Instant Messaging (IM) or basically chat in layman’s terms has become a rage over the internet today. We therefore have many clients available for Linux, Windows, Mac, Android, iOS and almost any platform you can think of. For example you can check out Nimbuzz, Pidgin, eBuddy and many more.
Thunderbird, a very popular FOSS (Free and Open Source Software) is a mail client, that can both send and receIve mails, just like the commercial and expensive Outlook that comes with MS-Office. It is available for Linux, Windows and Mac OS X. It is developed by Mozilla, better known for its Firefox web browsing software.

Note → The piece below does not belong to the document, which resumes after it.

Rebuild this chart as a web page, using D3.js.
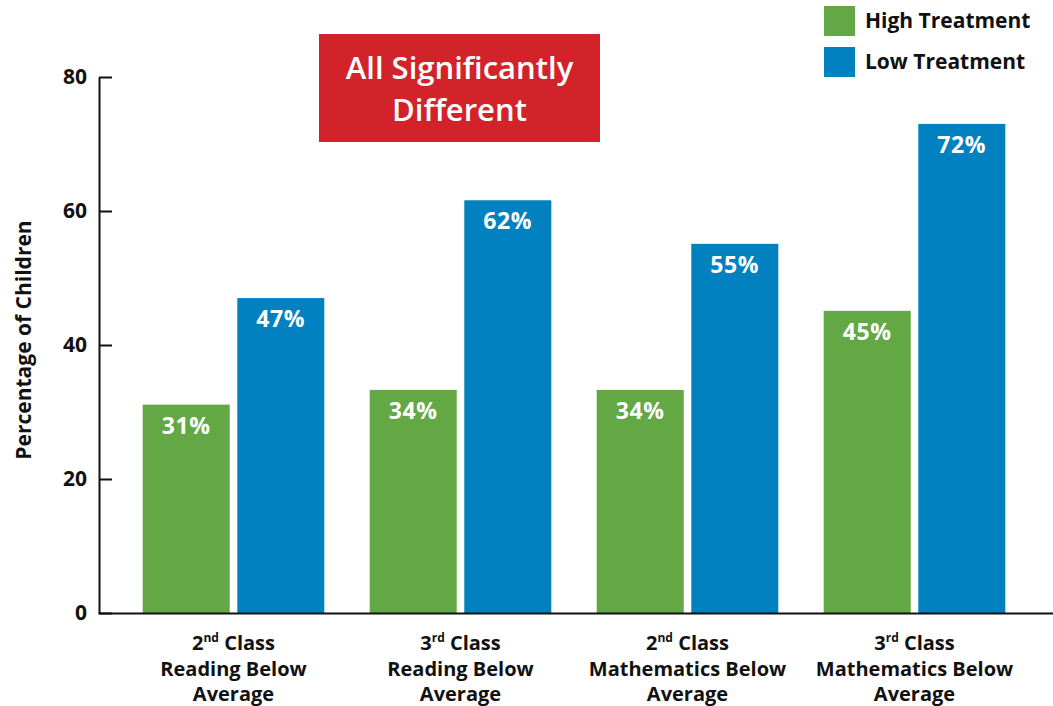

Just like Firefox, Thunderbird had also started releasing nightly builds, which were developmental releases open to the public for trying. Less than a year ago, a stable release version 6 was available, and now it has hit version 13 and the latest nightly release of Thunderbird 13 has introduced a new instant messaging feature.
The feature, which is capable of connecting to Facebook chat, Google Chat, Twitter and IRC, is aimed at ‘enriching’ the e-mail experience by leveraging instantaneous communication alongside it.
The feature has some distinct advantages. For example, you may get sent as mail quick notification from your friend and you can choose to answer him via IM rather than typing up a reply and waiting for him to read it. It’s something that Google has offered, in GMail for some time.
As development progresses we can expect to see integration between address book and IM contacts (i.e. by associating contacts with e-mails addresses), but in the current builds this isn’t quite there yet.
The build is sure to attract attention as no e-mail client has done this before i.e. integrating IM into the client. Also this may be very useful for those who are very active on social networking sites and also receive lots of mail.
Currently you can download Thunderbird 12 and then update to 13 via the update channel.